Ew. Ick. Just no. I have kept myself Michael Jackson-free for as long as possible. I don't want to know anything about the case. Especially not about who licked whom. Why is this stuff news? Why is the trial even open to the press and public? Why did it have to interrupt my gossip reading?

Woe to me.

Sunday, March 06, 2005

Grad School Rush

Coming up soon is the time of year when a whole gaggle of college seniors start going around to various graduate programs to decide where they will attend graduate school. At least in astronomy (I can't really speak to other academic fields), many schools really wine and dine the students, trying to entice these 22-year olds to grace the department with their scholarly presence for the next 4-6 years.

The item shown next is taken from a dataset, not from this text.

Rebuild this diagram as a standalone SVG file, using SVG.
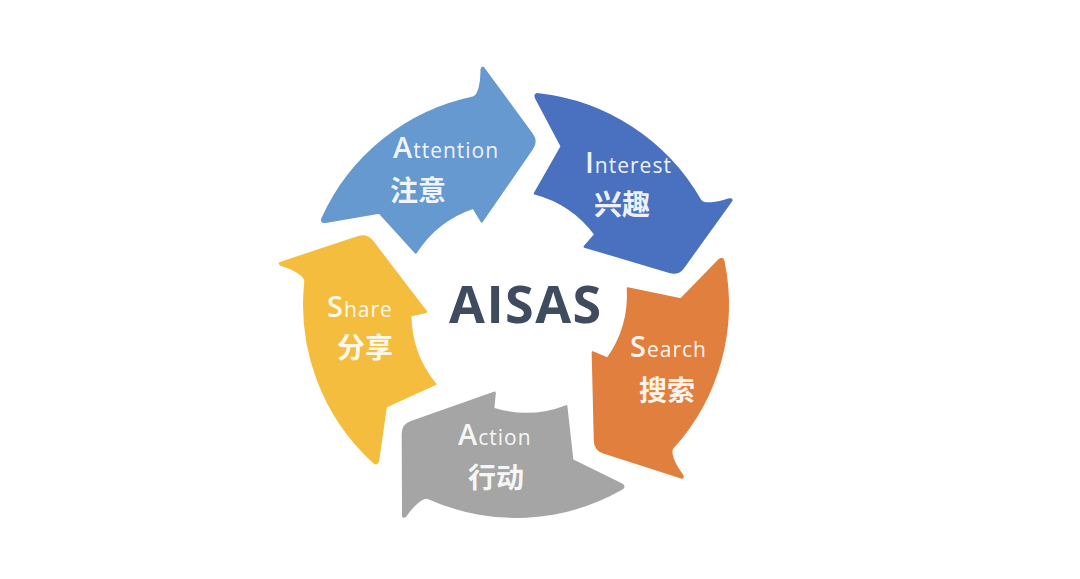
<svg xmlns="http://www.w3.org/2000/svg" xmlns:xlink="http://www.w3.org/1999/xlink" width="1080" height="579" viewBox="0 0 1080 579">
  <style>
    .lat { font-family: "Open Sans", "Noto Sans", "Liberation Sans", sans-serif; fill: #ffffff; fill-opacity: 0.93; letter-spacing: 1px; }
    .big { font-size: 29px; font-weight: 600; }
    .sm { font-size: 21px; font-weight: 500; }
    .cjk { font-family: "Noto Sans CJK SC", "Noto Sans", sans-serif; font-size: 28px; font-weight: 700; fill: #ffffff; fill-opacity: 0.93; text-anchor: middle; }
    .title { font-family: "Open Sans", "Liberation Sans", sans-serif; font-size: 52px; font-weight: 700; fill: #3f4b5f; letter-spacing: 1.5px; }
    .arr { stroke-width: 2; stroke-linejoin: round; }
  </style>
  <defs>
    <path id="arrow" d="M -193.5,-86.8 A 213 213 0 0 1 -43.0,-207.6 C -37.1,-208.8 -34.2,-222 -34.6,-235.6 Q -33.5,-239.6 -31.4,-235.4 L 15.9,-170.9 Q 21.3,-163.6 16.1,-156.2 L -34.3,-83.2 L -42.6,-97.1 A 110 110 0 0 0 -100.2,-52.2 L -136.8,-92.3 L -190.5,-83.0 Q -195.4,-82.2 -193.5,-86.8 Z"/>
  </defs>
  <rect width="1080" height="579" fill="#ffffff"/>

  <g id="attention">
    <use xlink:href="#arrow" href="#arrow" class="arr" transform="translate(516,305) rotate(0)" fill="#6699cf" stroke="#6699cf"/>
    <text class="lat" x="393" y="158"><tspan class="big">A</tspan><tspan class="sm">ttention</tspan></text>
    <text class="cjk" x="418" y="201">注意</text>
  </g>

  <g id="interest">
    <use xlink:href="#arrow" href="#arrow" class="arr" transform="translate(516,305) rotate(72)" fill="#4a71bf" stroke="#4a71bf"/>
    <text class="lat" x="585" y="173"><tspan class="big">I</tspan><tspan class="sm">nterest</tspan></text>
    <text class="cjk" x="622" y="215">兴趣</text>
  </g>

  <g id="search">
    <use xlink:href="#arrow" href="#arrow" class="arr" transform="translate(516,305) rotate(144)" fill="#e07f3e" stroke="#e07f3e"/>
    <text class="lat" x="630" y="357"><tspan class="big">S</tspan><tspan class="sm">earch</tspan></text>
    <text class="cjk" x="667" y="401">搜索</text>
  </g>

  <g id="action">
    <use xlink:href="#arrow" href="#arrow" class="arr" transform="translate(516,305) rotate(216)" fill="#a5a5a6" stroke="#a5a5a6"/>
    <text class="lat" x="458" y="445"><tspan class="big">A</tspan><tspan class="sm">ction</tspan></text>
    <text class="cjk" x="496" y="488">行动</text>
  </g>

  <g id="share">
    <use xlink:href="#arrow" href="#arrow" class="arr" transform="translate(516,305) rotate(288)" fill="#f5bd3d" stroke="#f5bd3d"/>
    <text class="lat" x="327" y="317"><tspan class="big">S</tspan><tspan class="sm">hare</tspan></text>
    <text class="cjk" x="365" y="358">分享</text>
  </g>

  <g id="center">
    <text class="title" x="449" y="323">AISAS</text>
  </g>
</svg>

It can be a very bizarre thing, this whole courting of students thing. It's all very "sorority rush" to me. (And yes, gasp, I did the sorority in thing in college. It's apparently atypical for an astronomer, hence the blank stares of confusion directed at me when I used to mention to colleagues my days in a college sorority.)

It really is like an academic rush. Because the students are often admitted to the school before being invited to visit, the whole point of the visit becomes the department trying to impress the student. There's a whole dog and pony show that the department puts on, showing off their dazzling research opportunities and the fantastic locale where you are now lucky enough to get to live should you choose to attend Astronomy U. There are presentations detailing the glories of the department, there are tours of the facilities, and there are parties designed to facilitate after hours interaction between students and faculty. The whole thing is often topped off with a weekend-long demo of the frighteningly stunted social skills of an entire department of astronomers. All this to convince students that this department is the one to join instead of all of the others to which they were also accepted.

When I take a step back to look at it, it's all just a very strange event. One I am sad to say that I am not looking forward to this year. I'm just to old to smile and put on a good show any more.